Some states may require that certain properties be included in the calculations, while another state does not. Other factors like taxes, real estate values, and other state-specific values will affect the small estate administration cut off as well.
For example, two of the largest states in the country are California and Texas. In Texas, the cutoff is $75,000 or less, while California’s threshold is much higher at $166,250. In addition, some states will not consider small estate administration if the deceased had a will, while others allow administration for both testate and intestate situations.
What is Included in a Small Estate Calculation?
While the specifics of what comprises a small estate inventory vary from state to state, there are a few common assets that are included in the law of most jurisdictions. Non-probate assets are normally excluded from a small estate inventory, such as:
- Life insurance;
- Trust assets;
- Retirement benefits;
- Transfer/payable on death bank accounts;and
- Jointly owned properties.
Many states also exclude motor vehicles, registered watercraft, and out of state property.
How to value a certain piece of personal or real property is an important part of determining small estate eligibility. Some states instruct executors to use the market value at the time of death, while others direct them to subtract the amount the deceased still owes on the property at the time of death. These little details can make a big difference in determining if the deceased’s estate qualifies or not.
How Does the Administration Process Work?
States usually require a waiting period before a small estate administration can begin, which is usually between 30 and 60 days. The primary document is normally called a small estate affidavit, and must be notarized, signed under oath, and filed in the proper court.
Once accepted, the person who will be in charge of distributing the property (the executor or an administrator, depending on the state) must file any necessary supporting documents required by state law. These usually include a death certificate, estate inventory, supporting appraisal paperwork, and a list of all debts.
Once all the proper documents are provided, the court will verify that the estate meets the state requirements and allow distribution to the deceased’s heirs, either stated in the will or designated as an heir by law. Some states do require a brief court appearance that takes minutes while others may not require one.
Still others may choose either option depending on the circumstances of the case, such as documentation issues or questions about heirs and property values. If the affidavit application is approved and any issues cleared up, distribution can begin.
Are There Quick Probate Options for Non-Qualifying Estates?
What if you want to provide an easy probate path (or avoid it altogether) for your descendents but probably won’t qualify for small estate administration? Careful estate planning can help reduce any probate court interaction, no matter the size of the estate. Using a trust instead of a more traditional will gives the testator the ability to transfer property in and out of a protected legal entity, as well as the flexibility to add certain conditions and protections that they can’t in a will.

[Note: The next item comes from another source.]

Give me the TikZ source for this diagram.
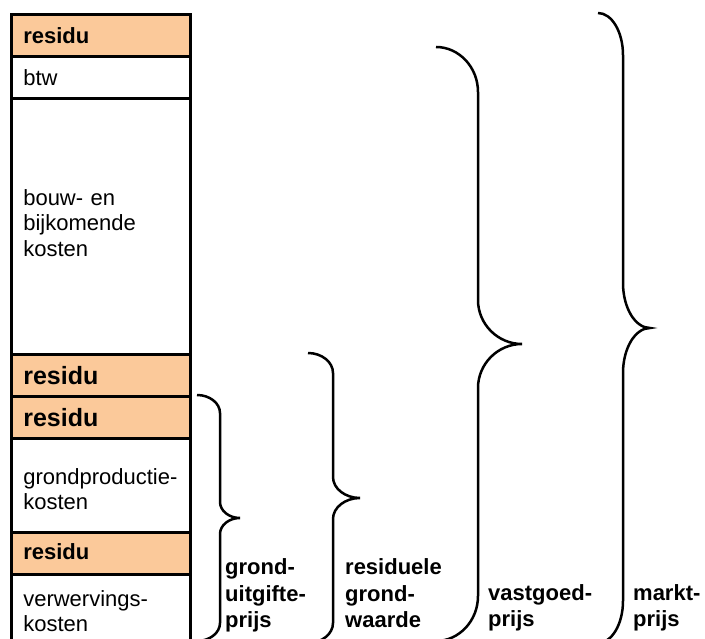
\documentclass[tikz,border=0pt]{standalone}
\usepackage{fontspec}
\setmainfont{Liberation Sans}
\definecolor{resorange}{RGB}{251,201,154}
\newcommand\mybrace[8]{%
  \pgfmathsetmacro\bym{(#3+#4)/2}%
  \coordinate (#1-top) at (#2,#3);
  \coordinate (#1-tip) at (#6,\bym);
  \coordinate (#1-bot) at (#2,#4);
  \draw[bracestyle] (#1-top) .. controls ({#2+0.55*(#5-#2)},#3) and (#5,{#3+0.45*#7}) .. (#5,{#3+#7})
    -- (#5,{\bym-#8}) .. controls (#5,{\bym-0.45*#8}) and ({#5+0.45*(#6-#5)},\bym) .. (#1-tip)
    .. controls ({#5+0.45*(#6-#5)},\bym) and (#5,{\bym+0.45*#8}) .. (#5,{\bym+#8})
    -- (#5,{#4-#7}) .. controls (#5,{#4-0.45*#7}) and ({#2+0.55*(#5-#2)},#4) .. (#1-bot);
}
\newcommand\lowstrut[1]{\rule[-#1]{0pt}{#1}}
\newcommand\highstrut[1]{\rule{0pt}{#1}}
\begin{document}
\begin{tikzpicture}[x=1pt,y=-1pt,
  box/.style={draw=black, line width=2.6pt, anchor=north west, minimum width=179pt,
    text width=155pt, inner xsep=12pt, inner ysep=0pt, align=left},
  plain/.style={box, fill=white, font=\fontsize{22}{25.5}\selectfont},
  res/.style={box, fill=resorange, font=\bfseries\fontsize{22}{26}\selectfont},
  resbig/.style={box, fill=resorange, font=\bfseries\fontsize{25}{28}\selectfont},
  bracestyle/.style={draw=black, line width=2.5pt},
  lbl/.style={anchor=west, inner sep=0pt, align=left, font=\bfseries\fontsize{22}{26.5}\selectfont}]
\useasboundingbox (0,0) rectangle (705,639);
% column of boxes
\node[res, minimum height=42pt] (resA) at (10,13) {residu};
\node[plain, minimum height=42pt] (btw) at (10,55) {btw};
\node[plain, minimum height=256pt] (bouw) at (10,97) {bouw- en\\bijkomende\\kosten\lowstrut{7pt}};
\node[resbig, minimum height=42pt] (resB) at (10,353) {residu};
\node[resbig, minimum height=42pt] (resC) at (10,395) {residu};
\node[plain, minimum height=94pt] (gprod) at (10,437) {\highstrut{24pt}\mbox{grondproductie-}\\kosten};
\node[res, minimum height=42pt] (resD) at (10,531) {residu\lowstrut{4pt}};
\node[plain, minimum height=74pt] (verw) at (10,573) {\mbox{verwervings-}\\kosten};
% braces
\mybrace{G}{197}{395}{641}{220}{240}{18}{16}
\mybrace{R}{308}{353}{643}{333}{360}{20}{21}
\mybrace{V}{436}{47}{641}{478}{522}{45}{44}
\mybrace{M}{598}{13}{643}{623}{650}{42}{45}
% labels
\node[lbl] (lG) at (225,595.8) {grond-\\uitgifte-\\prijs};
\node[lbl] (lR) at (345,593.5) {residuele\\grond-\\waarde};
\node[lbl] (lV) at (488,608) {vastgoed-\\prijs};
\node[lbl] (lM) at (633,608) {markt-\\prijs};
\end{tikzpicture}
\end{document}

Also, be sure to check property that can be non-probate assets, such as IRAs, 401Ks, life insurance, and even payable-on-death bank accounts. If you name a person or persons as specific beneficiaries, legal ownership automatically transfers. If none are named, the property has to go through the traditional probate process.
Do I Need A Lawyer for Small Estate Administration?
All legal matters can be confusing, and this is especially true if you are in the estate planning process or starting property distribution after the death of a loved one. An experienced estate attorney can explain your options and help you plan the best path forward. Every state’s laws are different, and a local lawyer well-versed in your jurisdiction’s particular requirements can make a difficult process much easier.